# WHAT IS NEEDED:
Extract the lines of the material below, beginning with the first and ending with the line that holds "ron_8v = [25.8, 26.4, 26.9, 27.2, 27.8, 28.8, 29.9, 31.9, 34.3]". Skip every picture.

== == ==

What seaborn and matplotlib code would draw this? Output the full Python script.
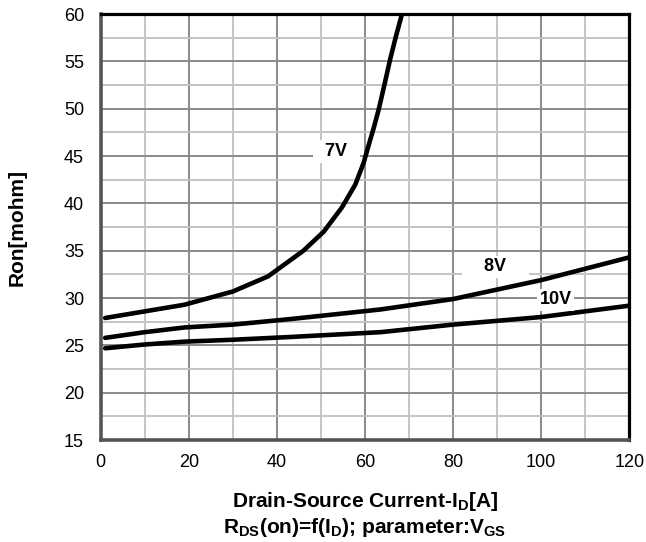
import matplotlib
matplotlib.use("Agg")
import matplotlib.pyplot as plt
import seaborn as sns
import pandas as pd
from matplotlib.ticker import MultipleLocator

# Drain current [A] and on-resistance [mOhm] per gate voltage
id_7v = [1, 10, 19, 30, 38, 46, 50.6, 54.8, 57.8, 59.7, 60.8, 62.0, 63.1, 64.4, 65.7, 67.0, 68.4]
ron_7v = [27.9, 28.6, 29.3, 30.7, 32.3, 35.0, 37.0, 39.6, 42.0, 44.3, 46.1, 48.0, 49.9, 52.5, 55.2, 57.6, 60.0]

id_8v = [1, 10, 19, 30, 43.4, 63.5, 80, 100, 120]
ron_8v = [25.8, 26.4, 26.9, 27.2, 27.8, 28.8, 29.9, 31.9, 34.3]

id_10v = [1, 10, 19, 30, 43.4, 63.5, 80, 100, 120]
ron_10v = [24.7, 25.1, 25.4, 25.6, 25.9, 26.4, 27.2, 28.0, 29.2]

series = ["7V", "8V", "10V"]
label_text = {"7V": "  7V  ", "8V": "    8V    ", "10V": "10V"}
label_pos = {"7V": (53.5, 45.5), "8V": (89.6, 33.3), "10V": (103.3, 29.8)}

frames = []
for name, xs, ys in zip(series, [id_7v, id_8v, id_10v], [ron_7v, ron_8v, ron_10v]):
    frames.append(pd.DataFrame({"ID": xs, "Ron": ys, "VGS": name}))
df = pd.concat(frames, ignore_index=True)

sns.set_style("white")
plt.rcParams["font.family"] = ["Liberation Sans", "DejaVu Sans"]
plt.rcParams["mathtext.default"] = "regular"
plt.rcParams["text.color"] = "black"
plt.rcParams["axes.labelcolor"] = "black"

fig = plt.figure(figsize=(6.46, 5.42), dpi=100)
ax = fig.add_axes([0.156, 0.188, 0.818, 0.786])

ax.xaxis.set_major_locator(MultipleLocator(20))
ax.xaxis.set_minor_locator(MultipleLocator(10))
ax.yaxis.set_major_locator(MultipleLocator(5))
ax.yaxis.set_minor_locator(MultipleLocator(2.5))
ax.grid(which="minor", color="#c4c4c4", linewidth=1.4, zorder=0)
ax.grid(which="major", color="#8a8a8a", linewidth=1.4, zorder=0)
ax.set_axisbelow(True)

sns.lineplot(data=df, x="ID", y="Ron", hue="VGS", palette=["black"] * 3,
             sort=False, estimator=None, linewidth=3.3, legend=False, ax=ax,
             zorder=3)

for name in series:
    lx, ly = label_pos[name]
    ax.text(lx, ly, label_text[name], ha="center", va="center", fontsize=13,
            fontweight="bold", zorder=4,
            bbox=dict(facecolor="white", edgecolor="none", pad=2))

ax.set_xlim(0, 120)
ax.set_ylim(15, 60)
ax.tick_params(axis="both", which="both", length=0, labelsize=13,
               colors="black")
ax.tick_params(axis="y", pad=12)
ax.tick_params(axis="x", pad=10)

for side in ["top", "right"]:
    ax.spines[side].set_color("black")
    ax.spines[side].set_linewidth(2.3)
for side in ["left", "bottom"]:
    ax.spines[side].set_color("#555555")
    ax.spines[side].set_linewidth(2.6)

ax.set_xlabel("Drain-Source Current-I$_D$[A]\nR$_{DS}$(on)=f(I$_D$); parameter:V$_{GS}$",
              fontsize=15, fontweight="bold", linespacing=1.15, va="top")
ax.xaxis.set_label_coords(0.5, -0.118)
ax.set_ylabel("Ron[mohm]", fontsize=15, fontweight="bold")
ax.yaxis.set_label_coords(-0.14, 0.5)

fig.savefig("out.png", dpi=100)
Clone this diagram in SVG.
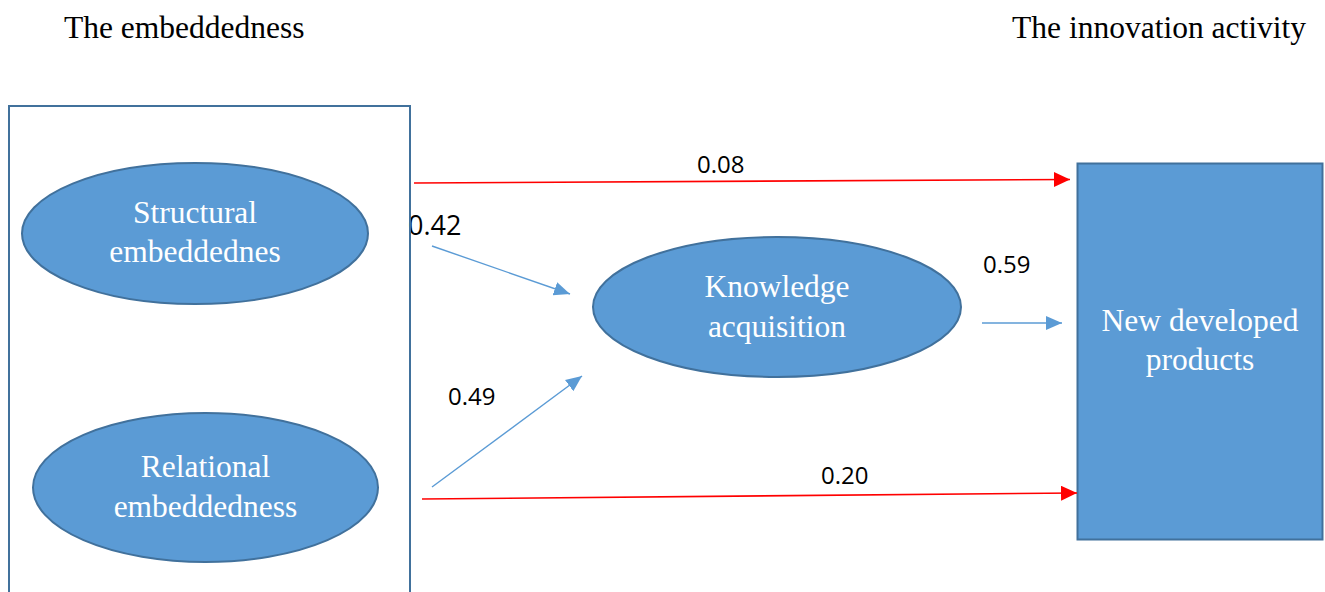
<svg xmlns="http://www.w3.org/2000/svg" width="1325" height="592" viewBox="0 0 1325 592">
<style>
.title{font-family:"Liberation Serif","Times New Roman",serif;font-size:31.5px;fill:#000}
.node{fill:#5B9BD5;stroke:#41719C;stroke-width:2}
.ntext{font-family:"Liberation Serif","Times New Roman",serif;font-size:31.5px;fill:#fff;text-anchor:middle}
.lbl{font-family:"Open Sans","Liberation Sans",sans-serif;font-size:24px;fill:#000}
.red{stroke:#FF0000;stroke-width:1.6;fill:none}
.blue{stroke:#5B9BD5;stroke-width:1.4;fill:none}
</style>
<defs>
<marker id="ahRed" markerUnits="userSpaceOnUse" markerWidth="18" markerHeight="16" refX="16" refY="7.5" orient="auto">
<path d="M0,0 L16,7.5 L0,15 z" fill="#FF0000"/>
</marker>
<marker id="ahBlue" markerUnits="userSpaceOnUse" markerWidth="18" markerHeight="16" refX="16" refY="7" orient="auto">
<path d="M0,0 L16,7 L0,14 z" fill="#5B9BD5"/>
</marker>
</defs>
<rect width="1325" height="592" fill="#fff"/>
<text class="title" x="64" y="38">The embeddedness</text>
<text class="title" x="1306" y="38" text-anchor="end">The innovation activity</text>

<g id="labels">
<text class="lbl" x="408" y="235" style="font-size:27px">0.42</text>
<text class="lbl" x="697" y="173">0.08</text>
<text class="lbl" x="448" y="405">0.49</text>
<text class="lbl" x="983" y="273">0.59</text>
<text class="lbl" x="821" y="484">0.20</text>
</g>

<g id="embeddedness-group">
<rect x="9" y="106" width="401" height="500" fill="none" stroke="#41719C" stroke-width="2"/>
</g>

<g id="structural">
<ellipse class="node" cx="195" cy="233.5" rx="173" ry="70.5"/>
<text class="ntext" x="195" y="223">Structural</text>
<text class="ntext" x="195" y="262">embeddednes</text>
</g>

<g id="relational">
<ellipse class="node" cx="205.5" cy="487.5" rx="172.5" ry="74.5"/>
<text class="ntext" x="205.5" y="477">Relational</text>
<text class="ntext" x="205.5" y="517">embeddedness</text>
</g>

<g id="knowledge">
<ellipse class="node" cx="777" cy="307" rx="184" ry="70"/>
<text class="ntext" x="777" y="297">Knowledge</text>
<text class="ntext" x="777" y="337">acquisition</text>
</g>

<g id="products">
<rect class="node" x="1077.5" y="163.5" width="245" height="376"/>
<text class="ntext" x="1200" y="331">New developed</text>
<text class="ntext" x="1200" y="370">products</text>
</g>

<g id="connectors">
<line class="red" x1="414" y1="183" x2="1070" y2="179.5" marker-end="url(#ahRed)"/>
<line class="red" x1="422" y1="499" x2="1077" y2="493" marker-end="url(#ahRed)"/>
<line class="blue" x1="432" y1="246" x2="570" y2="294" marker-end="url(#ahBlue)"/>
<line class="blue" x1="432" y1="487" x2="582" y2="376" marker-end="url(#ahBlue)"/>
<line class="blue" x1="982" y1="323" x2="1062" y2="323" marker-end="url(#ahBlue)"/>
</g>
</svg>
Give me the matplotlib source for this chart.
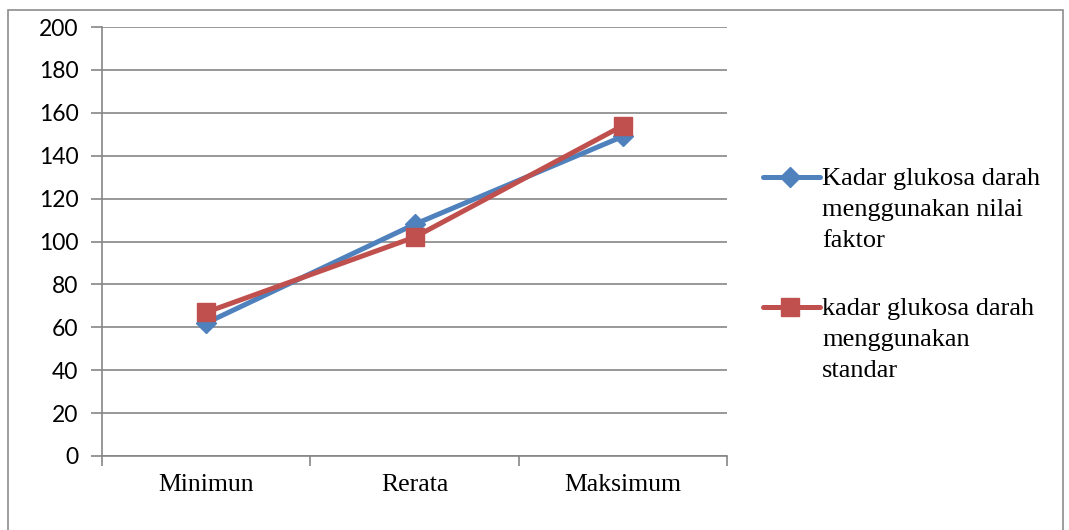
import matplotlib
matplotlib.use("Agg")
import matplotlib.pyplot as plt
from matplotlib.lines import Line2D
from matplotlib.patches import Rectangle

categories = ["Minimun", "Rerata", "Maksimum"]
nilai_faktor = [62, 108, 149]
standar = [67, 102, 154]
series_labels = ["Kadar glukosa darah\nmenggunakan nilai\nfaktor",
                 "kadar glukosa darah\nmenggunakan\nstandar"]
yticks = list(range(0, 201, 20))

W, H = 1069, 530
fig = plt.figure(figsize=(W / 100, H / 100), dpi=100)
fig.patch.set_facecolor("white")

# outer chart border
fig.add_artist(Rectangle((8 / W, -0.05), (1063 - 8) / W, (530 - 10) / H + 0.05,
                         transform=fig.transFigure, fill=False,
                         edgecolor="#8c8c8c", lw=1.2))

ax = fig.add_axes([102 / W, 1 - 456 / H, (727 - 102) / W, (456 - 27) / H])
grid_c = "#868686"
blue = "#4F81BD"
red = "#C0504D"

x = list(range(len(categories)))
ax.plot(x, nilai_faktor, color=blue, lw=3.6, marker="D", ms=10,
        markeredgecolor=blue, markerfacecolor=blue, zorder=3)
ax.plot(x, standar, color=red, lw=3.6, marker="s", ms=13,
        markeredgecolor=red, markerfacecolor=red, zorder=4)

ax.set_xlim(-0.5, len(categories) - 0.5)
ax.set_ylim(0, 200)
ax.set_yticks(yticks)
ax.set_yticklabels([str(v) for v in yticks], family="Lato", fontsize=16.5)
ax.yaxis.grid(True, color=grid_c, lw=1.2)
ax.set_axisbelow(True)

ax.set_xticks([i + 0.5 for i in range(-1, len(categories))])
ax.set_xticklabels([])
ax.set_xticks(x, minor=True)
ax.set_xticklabels(categories, minor=True, family="Liberation Serif", fontsize=18.5)
ax.tick_params(axis="x", which="major", length=7, color=grid_c, width=1.2, direction="out")
ax.tick_params(axis="x", which="minor", length=0, pad=13)
ax.tick_params(axis="y", length=8, color=grid_c, width=1.2, pad=9)

for s in ["top", "right"]:
    ax.spines[s].set_visible(False)
for s in ["left", "bottom"]:
    ax.spines[s].set_color(grid_c)
    ax.spines[s].set_linewidth(1.2)

# legend (handle aligned with first text line)
leg_entries = [(blue, "D", 10, 177, 210, series_labels[0]),
               (red, "s", 13, 307, 340, series_labels[1])]
for col, mk, ms, yl, yc, lab in leg_entries:
    fy = 1 - yl / H
    fig.add_artist(Line2D([763 / W, 820 / W], [fy, fy], transform=fig.transFigure,
                          color=col, lw=3.6, solid_capstyle="round"))
    fig.add_artist(Line2D([790 / W], [fy], transform=fig.transFigure,
                          color=col, marker=mk, ms=ms, lw=0))
    fig.text(822 / W, 1 - yc / H, lab, family="Liberation Serif", fontsize=19,
             va="center", ha="left", linespacing=1.52)

fig.savefig("out.png", dpi=100)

== == ==

# TASK SOLUTION:
What seaborn and matplotlib code would draw this? Output the full Python script.
import matplotlib
matplotlib.use("Agg")
import matplotlib.pyplot as plt
import seaborn as sns
import pandas as pd
from matplotlib.ticker import MultipleLocator

# Drain current [A] and on-resistance [mOhm] per gate voltage
id_7v = [1, 10, 19, 30, 38, 46, 50.6, 54.8, 57.8, 59.7, 60.8, 62.0, 63.1, 64.4, 65.7, 67.0, 68.4]
ron_7v = [27.9, 28.6, 29.3, 30.7, 32.3, 35.0, 37.0, 39.6, 42.0, 44.3, 46.1, 48.0, 49.9, 52.5, 55.2, 57.6, 60.0]

id_8v = [1, 10, 19, 30, 43.4, 63.5, 80, 100, 120]
ron_8v = [25.8, 26.4, 26.9, 27.2, 27.8, 28.8, 29.9, 31.9, 34.3]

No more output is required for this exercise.